* **Exercise brief**:
Extract all lines in the data that contain the word "standalone".
#### Given records
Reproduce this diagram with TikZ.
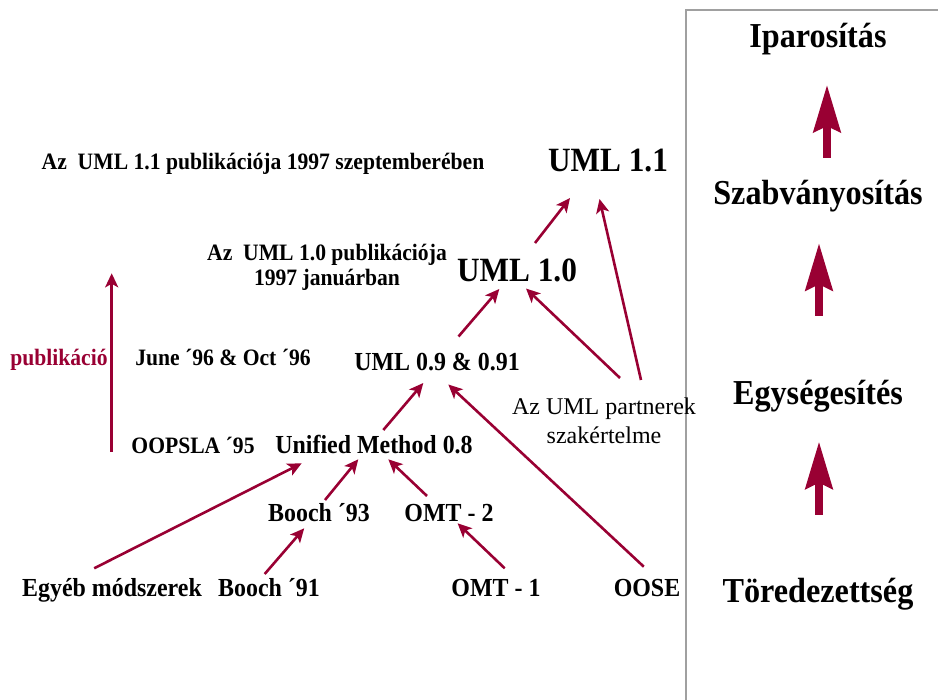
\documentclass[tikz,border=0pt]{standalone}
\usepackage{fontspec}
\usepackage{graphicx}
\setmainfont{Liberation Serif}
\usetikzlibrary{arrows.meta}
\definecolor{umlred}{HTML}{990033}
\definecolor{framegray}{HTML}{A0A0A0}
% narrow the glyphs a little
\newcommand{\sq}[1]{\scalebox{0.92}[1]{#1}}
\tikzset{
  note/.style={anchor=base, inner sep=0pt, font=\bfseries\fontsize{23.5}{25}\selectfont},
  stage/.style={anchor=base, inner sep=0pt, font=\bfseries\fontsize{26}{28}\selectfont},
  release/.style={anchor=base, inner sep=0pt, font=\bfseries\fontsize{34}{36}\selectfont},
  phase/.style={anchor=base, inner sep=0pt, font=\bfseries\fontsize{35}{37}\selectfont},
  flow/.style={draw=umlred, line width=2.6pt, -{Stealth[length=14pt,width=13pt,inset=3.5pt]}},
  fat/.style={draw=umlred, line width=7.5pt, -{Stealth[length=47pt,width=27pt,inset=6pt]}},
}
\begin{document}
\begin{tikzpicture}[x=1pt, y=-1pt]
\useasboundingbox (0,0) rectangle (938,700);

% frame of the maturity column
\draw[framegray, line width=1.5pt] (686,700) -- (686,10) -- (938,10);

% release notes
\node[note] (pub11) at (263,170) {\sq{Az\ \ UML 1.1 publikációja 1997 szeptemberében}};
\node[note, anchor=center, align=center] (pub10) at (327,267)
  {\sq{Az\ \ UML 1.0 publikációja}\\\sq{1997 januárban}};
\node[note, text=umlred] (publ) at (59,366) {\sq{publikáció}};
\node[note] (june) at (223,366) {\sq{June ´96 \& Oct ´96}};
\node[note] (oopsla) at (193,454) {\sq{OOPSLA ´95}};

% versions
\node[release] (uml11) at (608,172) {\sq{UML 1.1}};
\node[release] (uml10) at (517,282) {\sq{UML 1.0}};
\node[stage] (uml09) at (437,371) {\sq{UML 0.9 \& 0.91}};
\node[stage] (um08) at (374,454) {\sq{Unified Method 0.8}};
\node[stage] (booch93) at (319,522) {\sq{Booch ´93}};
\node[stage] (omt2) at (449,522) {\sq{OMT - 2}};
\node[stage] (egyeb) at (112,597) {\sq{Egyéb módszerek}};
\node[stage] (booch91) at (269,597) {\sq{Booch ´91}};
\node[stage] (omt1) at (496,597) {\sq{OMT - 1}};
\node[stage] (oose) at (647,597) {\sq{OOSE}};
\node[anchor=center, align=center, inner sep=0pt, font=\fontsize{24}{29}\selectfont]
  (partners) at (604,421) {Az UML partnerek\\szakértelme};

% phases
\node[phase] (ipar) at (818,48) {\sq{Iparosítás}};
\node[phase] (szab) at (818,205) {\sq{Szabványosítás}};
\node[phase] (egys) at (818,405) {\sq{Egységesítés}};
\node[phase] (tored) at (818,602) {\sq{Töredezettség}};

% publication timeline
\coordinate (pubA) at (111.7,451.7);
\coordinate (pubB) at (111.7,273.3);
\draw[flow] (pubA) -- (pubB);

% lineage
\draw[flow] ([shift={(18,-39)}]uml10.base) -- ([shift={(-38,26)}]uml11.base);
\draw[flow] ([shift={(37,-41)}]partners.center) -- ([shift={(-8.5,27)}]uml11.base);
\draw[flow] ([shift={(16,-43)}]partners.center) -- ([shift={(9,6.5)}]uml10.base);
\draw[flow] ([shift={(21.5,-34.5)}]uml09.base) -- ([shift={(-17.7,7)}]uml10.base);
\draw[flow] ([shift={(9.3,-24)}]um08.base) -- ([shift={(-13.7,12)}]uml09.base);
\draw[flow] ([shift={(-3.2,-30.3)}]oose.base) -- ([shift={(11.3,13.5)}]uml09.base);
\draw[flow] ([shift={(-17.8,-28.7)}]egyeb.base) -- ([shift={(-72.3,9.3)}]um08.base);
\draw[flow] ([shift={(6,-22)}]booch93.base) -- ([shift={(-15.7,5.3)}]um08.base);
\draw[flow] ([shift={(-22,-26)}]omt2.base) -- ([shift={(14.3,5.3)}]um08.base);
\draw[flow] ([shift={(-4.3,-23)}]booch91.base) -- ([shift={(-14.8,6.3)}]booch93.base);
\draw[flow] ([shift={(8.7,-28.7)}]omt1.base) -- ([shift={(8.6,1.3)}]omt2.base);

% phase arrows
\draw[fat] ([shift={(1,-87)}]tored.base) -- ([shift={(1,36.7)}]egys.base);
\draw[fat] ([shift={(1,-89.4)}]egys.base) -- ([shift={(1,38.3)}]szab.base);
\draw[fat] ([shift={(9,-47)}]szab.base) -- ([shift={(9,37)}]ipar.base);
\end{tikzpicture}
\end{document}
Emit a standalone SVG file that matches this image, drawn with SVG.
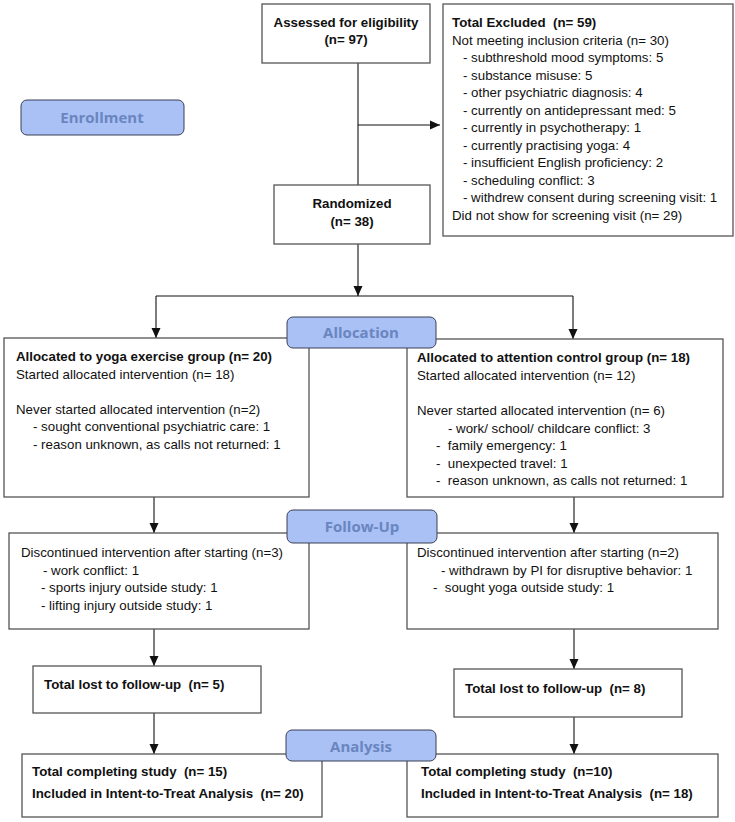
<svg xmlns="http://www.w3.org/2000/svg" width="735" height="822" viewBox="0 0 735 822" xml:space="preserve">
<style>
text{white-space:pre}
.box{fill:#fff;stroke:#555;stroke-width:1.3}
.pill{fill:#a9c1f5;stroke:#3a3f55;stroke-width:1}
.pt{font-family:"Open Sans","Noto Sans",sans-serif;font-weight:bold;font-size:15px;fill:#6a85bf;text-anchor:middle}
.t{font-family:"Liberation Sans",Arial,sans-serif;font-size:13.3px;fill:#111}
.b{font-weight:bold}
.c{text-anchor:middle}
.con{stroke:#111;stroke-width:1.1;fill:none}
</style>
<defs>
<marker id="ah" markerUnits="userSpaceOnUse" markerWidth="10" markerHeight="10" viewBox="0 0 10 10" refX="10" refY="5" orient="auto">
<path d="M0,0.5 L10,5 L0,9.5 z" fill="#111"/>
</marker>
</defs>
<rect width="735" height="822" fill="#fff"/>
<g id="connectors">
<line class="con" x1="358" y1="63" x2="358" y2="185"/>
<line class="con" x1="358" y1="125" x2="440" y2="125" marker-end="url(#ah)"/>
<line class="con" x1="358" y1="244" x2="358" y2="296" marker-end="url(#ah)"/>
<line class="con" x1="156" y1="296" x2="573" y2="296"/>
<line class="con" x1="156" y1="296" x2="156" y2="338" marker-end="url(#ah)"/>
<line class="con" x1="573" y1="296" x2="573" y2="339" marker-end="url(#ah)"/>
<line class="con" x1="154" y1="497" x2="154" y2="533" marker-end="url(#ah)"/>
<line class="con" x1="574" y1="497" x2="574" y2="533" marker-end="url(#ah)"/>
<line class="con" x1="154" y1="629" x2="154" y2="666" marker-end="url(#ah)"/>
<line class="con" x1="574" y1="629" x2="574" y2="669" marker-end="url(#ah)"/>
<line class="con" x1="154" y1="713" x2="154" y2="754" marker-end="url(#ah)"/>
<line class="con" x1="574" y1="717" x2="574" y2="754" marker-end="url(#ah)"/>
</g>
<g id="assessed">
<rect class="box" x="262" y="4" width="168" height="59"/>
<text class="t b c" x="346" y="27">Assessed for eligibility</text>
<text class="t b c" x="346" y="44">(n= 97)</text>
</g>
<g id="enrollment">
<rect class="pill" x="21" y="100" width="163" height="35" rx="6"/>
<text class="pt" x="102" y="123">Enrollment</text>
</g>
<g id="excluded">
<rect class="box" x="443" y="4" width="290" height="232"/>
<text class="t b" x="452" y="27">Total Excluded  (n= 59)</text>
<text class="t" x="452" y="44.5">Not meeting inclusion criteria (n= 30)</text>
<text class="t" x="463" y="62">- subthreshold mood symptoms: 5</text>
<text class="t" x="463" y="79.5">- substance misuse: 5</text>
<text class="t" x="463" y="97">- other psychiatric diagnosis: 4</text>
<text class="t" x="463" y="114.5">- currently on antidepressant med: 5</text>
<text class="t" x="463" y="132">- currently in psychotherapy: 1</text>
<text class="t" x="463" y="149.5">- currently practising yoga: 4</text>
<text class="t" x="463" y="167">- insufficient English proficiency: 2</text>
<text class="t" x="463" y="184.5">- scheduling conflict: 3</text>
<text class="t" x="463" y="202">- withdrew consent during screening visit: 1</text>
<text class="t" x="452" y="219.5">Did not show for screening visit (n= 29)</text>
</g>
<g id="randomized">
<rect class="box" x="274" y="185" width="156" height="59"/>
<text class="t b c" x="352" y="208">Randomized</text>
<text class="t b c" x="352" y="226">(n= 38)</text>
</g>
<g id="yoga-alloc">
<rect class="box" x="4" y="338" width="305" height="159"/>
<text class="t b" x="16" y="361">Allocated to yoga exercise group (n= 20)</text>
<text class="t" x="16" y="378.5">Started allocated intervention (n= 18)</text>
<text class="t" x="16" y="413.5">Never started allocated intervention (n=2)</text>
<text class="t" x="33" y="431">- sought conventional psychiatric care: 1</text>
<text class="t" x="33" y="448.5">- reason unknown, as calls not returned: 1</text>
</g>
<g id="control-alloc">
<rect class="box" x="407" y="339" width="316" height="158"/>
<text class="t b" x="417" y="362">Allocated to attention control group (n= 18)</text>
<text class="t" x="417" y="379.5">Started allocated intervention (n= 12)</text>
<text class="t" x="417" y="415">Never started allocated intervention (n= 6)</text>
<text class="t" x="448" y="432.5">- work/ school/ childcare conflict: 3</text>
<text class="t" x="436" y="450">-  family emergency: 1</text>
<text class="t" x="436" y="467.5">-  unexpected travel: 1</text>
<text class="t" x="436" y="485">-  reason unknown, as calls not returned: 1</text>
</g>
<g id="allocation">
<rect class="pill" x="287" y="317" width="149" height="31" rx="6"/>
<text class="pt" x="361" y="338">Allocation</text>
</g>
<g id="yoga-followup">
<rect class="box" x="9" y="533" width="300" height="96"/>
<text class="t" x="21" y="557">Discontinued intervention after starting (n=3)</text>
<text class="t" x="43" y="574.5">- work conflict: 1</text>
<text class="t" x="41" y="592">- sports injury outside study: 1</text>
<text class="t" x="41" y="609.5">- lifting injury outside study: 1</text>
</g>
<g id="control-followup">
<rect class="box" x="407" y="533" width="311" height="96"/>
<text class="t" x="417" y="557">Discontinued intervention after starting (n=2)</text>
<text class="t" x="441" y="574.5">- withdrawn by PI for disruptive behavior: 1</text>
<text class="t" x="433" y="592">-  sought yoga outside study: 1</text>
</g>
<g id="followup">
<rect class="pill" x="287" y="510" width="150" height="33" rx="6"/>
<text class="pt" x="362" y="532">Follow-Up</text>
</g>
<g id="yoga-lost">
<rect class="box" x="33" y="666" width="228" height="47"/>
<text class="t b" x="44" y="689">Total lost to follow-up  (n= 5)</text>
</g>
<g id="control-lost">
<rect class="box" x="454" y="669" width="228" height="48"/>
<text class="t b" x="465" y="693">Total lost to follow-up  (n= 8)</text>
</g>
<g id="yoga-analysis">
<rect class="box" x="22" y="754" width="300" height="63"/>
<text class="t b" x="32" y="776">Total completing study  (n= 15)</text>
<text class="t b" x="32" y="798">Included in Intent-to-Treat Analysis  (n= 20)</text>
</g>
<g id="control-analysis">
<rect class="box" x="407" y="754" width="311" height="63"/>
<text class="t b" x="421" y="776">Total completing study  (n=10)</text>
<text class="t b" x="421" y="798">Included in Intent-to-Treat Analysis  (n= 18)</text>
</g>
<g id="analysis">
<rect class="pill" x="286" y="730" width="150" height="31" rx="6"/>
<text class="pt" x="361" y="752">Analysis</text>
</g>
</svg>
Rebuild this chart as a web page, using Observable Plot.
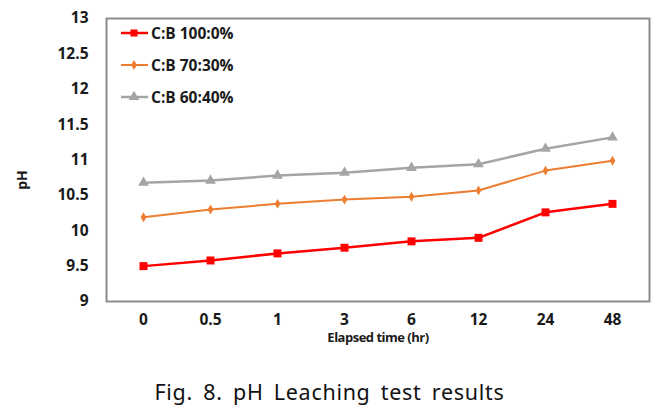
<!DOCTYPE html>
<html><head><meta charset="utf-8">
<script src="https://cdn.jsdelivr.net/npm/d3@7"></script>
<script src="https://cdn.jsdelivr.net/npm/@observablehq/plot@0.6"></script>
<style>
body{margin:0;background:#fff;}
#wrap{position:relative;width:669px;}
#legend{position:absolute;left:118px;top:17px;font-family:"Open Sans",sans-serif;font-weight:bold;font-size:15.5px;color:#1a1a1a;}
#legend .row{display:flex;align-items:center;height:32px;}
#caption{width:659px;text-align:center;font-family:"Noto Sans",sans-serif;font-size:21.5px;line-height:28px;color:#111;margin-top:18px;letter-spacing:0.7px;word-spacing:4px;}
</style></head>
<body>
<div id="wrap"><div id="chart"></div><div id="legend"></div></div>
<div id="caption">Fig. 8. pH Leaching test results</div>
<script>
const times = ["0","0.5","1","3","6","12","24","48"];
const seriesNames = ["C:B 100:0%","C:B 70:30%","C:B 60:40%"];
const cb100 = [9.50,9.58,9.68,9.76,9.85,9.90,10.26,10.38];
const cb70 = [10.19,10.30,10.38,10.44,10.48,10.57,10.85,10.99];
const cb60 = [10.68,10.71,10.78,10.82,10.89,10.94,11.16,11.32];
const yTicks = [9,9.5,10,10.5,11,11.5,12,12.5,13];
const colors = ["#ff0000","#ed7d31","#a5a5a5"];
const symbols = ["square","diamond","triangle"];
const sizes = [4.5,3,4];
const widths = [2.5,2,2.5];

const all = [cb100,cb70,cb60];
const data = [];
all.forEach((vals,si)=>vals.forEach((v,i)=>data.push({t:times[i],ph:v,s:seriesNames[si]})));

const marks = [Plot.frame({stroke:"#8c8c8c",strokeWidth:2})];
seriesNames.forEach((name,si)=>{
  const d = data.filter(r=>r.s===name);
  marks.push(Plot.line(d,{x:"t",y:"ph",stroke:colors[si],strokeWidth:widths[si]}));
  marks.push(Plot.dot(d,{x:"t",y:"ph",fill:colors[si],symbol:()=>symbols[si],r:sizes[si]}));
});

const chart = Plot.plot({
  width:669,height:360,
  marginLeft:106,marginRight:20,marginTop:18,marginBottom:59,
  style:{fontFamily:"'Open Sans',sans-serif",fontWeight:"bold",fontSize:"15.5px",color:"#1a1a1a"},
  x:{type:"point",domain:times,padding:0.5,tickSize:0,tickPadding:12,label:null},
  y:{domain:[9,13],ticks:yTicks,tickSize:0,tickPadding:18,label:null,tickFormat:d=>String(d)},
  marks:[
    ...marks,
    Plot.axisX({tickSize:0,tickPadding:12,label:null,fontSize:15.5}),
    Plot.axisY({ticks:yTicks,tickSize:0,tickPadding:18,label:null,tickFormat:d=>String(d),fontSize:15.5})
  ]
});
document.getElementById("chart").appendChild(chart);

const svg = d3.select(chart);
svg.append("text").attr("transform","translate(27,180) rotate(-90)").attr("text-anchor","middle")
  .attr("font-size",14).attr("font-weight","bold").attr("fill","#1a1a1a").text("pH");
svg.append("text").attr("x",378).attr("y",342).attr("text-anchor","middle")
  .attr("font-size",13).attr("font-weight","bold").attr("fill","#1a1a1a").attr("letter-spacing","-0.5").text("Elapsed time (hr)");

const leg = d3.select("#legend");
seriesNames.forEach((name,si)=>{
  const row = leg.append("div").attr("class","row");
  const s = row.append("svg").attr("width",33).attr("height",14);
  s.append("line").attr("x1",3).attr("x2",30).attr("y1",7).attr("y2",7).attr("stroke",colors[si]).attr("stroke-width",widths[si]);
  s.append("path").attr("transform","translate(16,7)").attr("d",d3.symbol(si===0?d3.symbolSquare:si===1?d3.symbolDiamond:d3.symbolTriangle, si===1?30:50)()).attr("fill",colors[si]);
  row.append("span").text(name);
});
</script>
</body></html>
########
* **Task response**:
\documentclass[tikz,border=0pt]{standalone}
Emit a standalone SVG file that matches this image, drawn with SVG.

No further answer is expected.